Material
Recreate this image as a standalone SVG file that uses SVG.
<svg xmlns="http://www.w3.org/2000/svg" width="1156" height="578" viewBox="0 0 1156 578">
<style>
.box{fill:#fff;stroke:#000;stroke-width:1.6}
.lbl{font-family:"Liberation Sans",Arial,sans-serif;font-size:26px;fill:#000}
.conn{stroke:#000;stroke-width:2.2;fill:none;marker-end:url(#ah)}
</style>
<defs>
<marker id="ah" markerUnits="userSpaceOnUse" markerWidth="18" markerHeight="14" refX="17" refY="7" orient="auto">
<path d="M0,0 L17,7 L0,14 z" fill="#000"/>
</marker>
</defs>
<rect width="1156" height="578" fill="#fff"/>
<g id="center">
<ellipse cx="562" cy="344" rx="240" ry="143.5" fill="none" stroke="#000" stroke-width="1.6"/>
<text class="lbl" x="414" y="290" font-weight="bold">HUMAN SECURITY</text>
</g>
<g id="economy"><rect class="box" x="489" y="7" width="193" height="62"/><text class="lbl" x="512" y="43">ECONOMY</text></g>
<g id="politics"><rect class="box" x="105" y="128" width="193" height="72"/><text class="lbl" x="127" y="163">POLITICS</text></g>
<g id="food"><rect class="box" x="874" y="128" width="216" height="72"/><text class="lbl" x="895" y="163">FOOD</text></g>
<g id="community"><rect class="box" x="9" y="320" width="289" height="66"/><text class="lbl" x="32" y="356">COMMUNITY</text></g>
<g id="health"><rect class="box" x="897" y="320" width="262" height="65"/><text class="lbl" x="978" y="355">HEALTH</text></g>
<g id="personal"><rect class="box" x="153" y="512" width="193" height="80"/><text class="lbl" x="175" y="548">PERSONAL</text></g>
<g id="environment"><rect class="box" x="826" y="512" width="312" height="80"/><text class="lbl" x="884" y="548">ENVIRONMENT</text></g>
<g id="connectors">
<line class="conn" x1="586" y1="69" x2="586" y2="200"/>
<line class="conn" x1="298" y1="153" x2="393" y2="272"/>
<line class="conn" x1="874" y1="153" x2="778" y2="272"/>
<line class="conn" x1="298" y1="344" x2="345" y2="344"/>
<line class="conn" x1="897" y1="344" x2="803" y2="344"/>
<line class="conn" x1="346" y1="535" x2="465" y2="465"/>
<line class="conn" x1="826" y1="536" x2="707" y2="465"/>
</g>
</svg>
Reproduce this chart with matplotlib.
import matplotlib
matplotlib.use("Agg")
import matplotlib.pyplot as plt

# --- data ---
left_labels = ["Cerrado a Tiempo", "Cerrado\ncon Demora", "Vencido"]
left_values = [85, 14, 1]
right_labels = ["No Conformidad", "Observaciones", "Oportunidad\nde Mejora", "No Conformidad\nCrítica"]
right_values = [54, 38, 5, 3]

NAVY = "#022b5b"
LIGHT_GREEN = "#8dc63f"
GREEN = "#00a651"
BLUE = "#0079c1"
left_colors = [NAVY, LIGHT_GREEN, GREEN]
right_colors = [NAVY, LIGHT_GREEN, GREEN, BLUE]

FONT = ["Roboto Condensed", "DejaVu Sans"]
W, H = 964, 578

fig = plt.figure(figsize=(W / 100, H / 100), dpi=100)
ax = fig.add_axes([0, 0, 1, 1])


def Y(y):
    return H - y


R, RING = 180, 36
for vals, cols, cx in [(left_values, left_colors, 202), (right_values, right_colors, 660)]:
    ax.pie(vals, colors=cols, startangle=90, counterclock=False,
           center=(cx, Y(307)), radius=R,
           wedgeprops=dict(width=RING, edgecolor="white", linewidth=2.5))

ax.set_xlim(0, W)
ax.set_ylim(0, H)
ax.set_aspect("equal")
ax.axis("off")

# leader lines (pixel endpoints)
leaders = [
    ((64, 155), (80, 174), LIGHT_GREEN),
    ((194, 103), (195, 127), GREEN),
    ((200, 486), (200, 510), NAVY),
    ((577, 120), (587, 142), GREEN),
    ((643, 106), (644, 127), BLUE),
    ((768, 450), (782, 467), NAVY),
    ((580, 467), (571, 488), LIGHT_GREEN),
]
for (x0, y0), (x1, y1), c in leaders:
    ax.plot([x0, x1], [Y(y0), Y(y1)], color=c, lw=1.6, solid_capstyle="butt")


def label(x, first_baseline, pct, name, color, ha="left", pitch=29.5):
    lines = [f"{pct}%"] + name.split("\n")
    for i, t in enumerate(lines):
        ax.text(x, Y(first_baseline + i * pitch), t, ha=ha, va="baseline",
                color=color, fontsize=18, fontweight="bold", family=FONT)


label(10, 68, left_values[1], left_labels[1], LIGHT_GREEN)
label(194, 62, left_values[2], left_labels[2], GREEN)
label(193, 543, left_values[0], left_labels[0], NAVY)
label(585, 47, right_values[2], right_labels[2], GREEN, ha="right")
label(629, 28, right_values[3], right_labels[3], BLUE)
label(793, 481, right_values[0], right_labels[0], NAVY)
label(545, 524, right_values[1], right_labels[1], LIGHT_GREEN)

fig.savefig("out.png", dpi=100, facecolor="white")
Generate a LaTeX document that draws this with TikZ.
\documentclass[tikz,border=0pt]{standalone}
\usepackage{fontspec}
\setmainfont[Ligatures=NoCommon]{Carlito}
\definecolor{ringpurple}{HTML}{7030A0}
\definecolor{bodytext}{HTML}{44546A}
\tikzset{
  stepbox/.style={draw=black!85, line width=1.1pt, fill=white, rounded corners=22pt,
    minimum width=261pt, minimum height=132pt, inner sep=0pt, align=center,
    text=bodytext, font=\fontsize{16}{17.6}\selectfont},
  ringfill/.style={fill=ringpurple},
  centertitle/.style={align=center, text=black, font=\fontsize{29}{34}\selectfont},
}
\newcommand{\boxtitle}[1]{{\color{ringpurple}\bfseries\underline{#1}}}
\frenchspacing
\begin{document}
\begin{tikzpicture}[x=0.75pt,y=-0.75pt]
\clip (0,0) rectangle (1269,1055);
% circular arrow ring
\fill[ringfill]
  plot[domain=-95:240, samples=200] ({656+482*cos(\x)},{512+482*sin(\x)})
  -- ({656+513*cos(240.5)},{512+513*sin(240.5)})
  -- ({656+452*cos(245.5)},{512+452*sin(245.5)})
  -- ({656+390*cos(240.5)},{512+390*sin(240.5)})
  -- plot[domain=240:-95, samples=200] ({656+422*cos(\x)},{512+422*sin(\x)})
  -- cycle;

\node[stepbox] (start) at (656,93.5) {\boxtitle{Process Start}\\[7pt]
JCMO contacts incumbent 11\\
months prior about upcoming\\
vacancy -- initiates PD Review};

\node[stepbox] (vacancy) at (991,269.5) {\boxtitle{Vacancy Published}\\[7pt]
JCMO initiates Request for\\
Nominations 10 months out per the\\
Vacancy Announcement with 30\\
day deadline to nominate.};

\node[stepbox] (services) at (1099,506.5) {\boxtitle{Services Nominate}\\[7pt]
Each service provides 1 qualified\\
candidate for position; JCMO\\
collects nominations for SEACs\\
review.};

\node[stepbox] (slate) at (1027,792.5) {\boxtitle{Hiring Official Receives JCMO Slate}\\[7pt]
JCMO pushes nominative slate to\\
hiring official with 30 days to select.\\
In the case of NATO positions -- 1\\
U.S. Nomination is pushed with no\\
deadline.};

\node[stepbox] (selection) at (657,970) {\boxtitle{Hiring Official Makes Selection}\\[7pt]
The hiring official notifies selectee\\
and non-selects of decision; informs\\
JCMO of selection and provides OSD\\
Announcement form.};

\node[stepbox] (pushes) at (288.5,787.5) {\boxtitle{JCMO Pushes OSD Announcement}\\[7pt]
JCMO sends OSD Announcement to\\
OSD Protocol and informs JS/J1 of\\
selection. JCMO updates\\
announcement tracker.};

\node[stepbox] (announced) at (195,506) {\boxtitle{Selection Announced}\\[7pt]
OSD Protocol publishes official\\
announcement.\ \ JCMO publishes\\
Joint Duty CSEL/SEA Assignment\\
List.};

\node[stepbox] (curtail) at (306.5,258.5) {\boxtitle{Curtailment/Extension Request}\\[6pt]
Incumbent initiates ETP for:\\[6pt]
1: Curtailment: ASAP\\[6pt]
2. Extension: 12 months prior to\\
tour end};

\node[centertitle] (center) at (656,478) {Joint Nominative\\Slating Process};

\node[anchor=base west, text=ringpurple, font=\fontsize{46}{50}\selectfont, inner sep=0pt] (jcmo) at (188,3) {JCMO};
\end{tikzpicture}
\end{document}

Goal
Extract exactly and only the span of lines that begins at the line containing "Generate a LaTeX" and ends at the line containing "day deadline to".

Worked solution
Generate a LaTeX document that draws this with TikZ.
\documentclass[tikz,border=0pt]{standalone}
\usepackage{fontspec}
\setmainfont[Ligatures=NoCommon]{Carlito}
\definecolor{ringpurple}{HTML}{7030A0}
\definecolor{bodytext}{HTML}{44546A}
\tikzset{
  stepbox/.style={draw=black!85, line width=1.1pt, fill=white, rounded corners=22pt,
    minimum width=261pt, minimum height=132pt, inner sep=0pt, align=center,
    text=bodytext, font=\fontsize{16}{17.6}\selectfont},
  ringfill/.style={fill=ringpurple},
  centertitle/.style={align=center, text=black, font=\fontsize{29}{34}\selectfont},
}
\newcommand{\boxtitle}[1]{{\color{ringpurple}\bfseries\underline{#1}}}
\frenchspacing
\begin{document}
\begin{tikzpicture}[x=0.75pt,y=-0.75pt]
\clip (0,0) rectangle (1269,1055);
% circular arrow ring
\fill[ringfill]
  plot[domain=-95:240, samples=200] ({656+482*cos(\x)},{512+482*sin(\x)})
  -- ({656+513*cos(240.5)},{512+513*sin(240.5)})
  -- ({656+452*cos(245.5)},{512+452*sin(245.5)})
  -- ({656+390*cos(240.5)},{512+390*sin(240.5)})
  -- plot[domain=240:-95, samples=200] ({656+422*cos(\x)},{512+422*sin(\x)})
  -- cycle;

\node[stepbox] (start) at (656,93.5) {\boxtitle{Process Start}\\[7pt]
JCMO contacts incumbent 11\\
months prior about upcoming\\
vacancy -- initiates PD Review};

\node[stepbox] (vacancy) at (991,269.5) {\boxtitle{Vacancy Published}\\[7pt]
JCMO initiates Request for\\
Nominations 10 months out per the\\
Vacancy Announcement with 30\\
day deadline to nominate.};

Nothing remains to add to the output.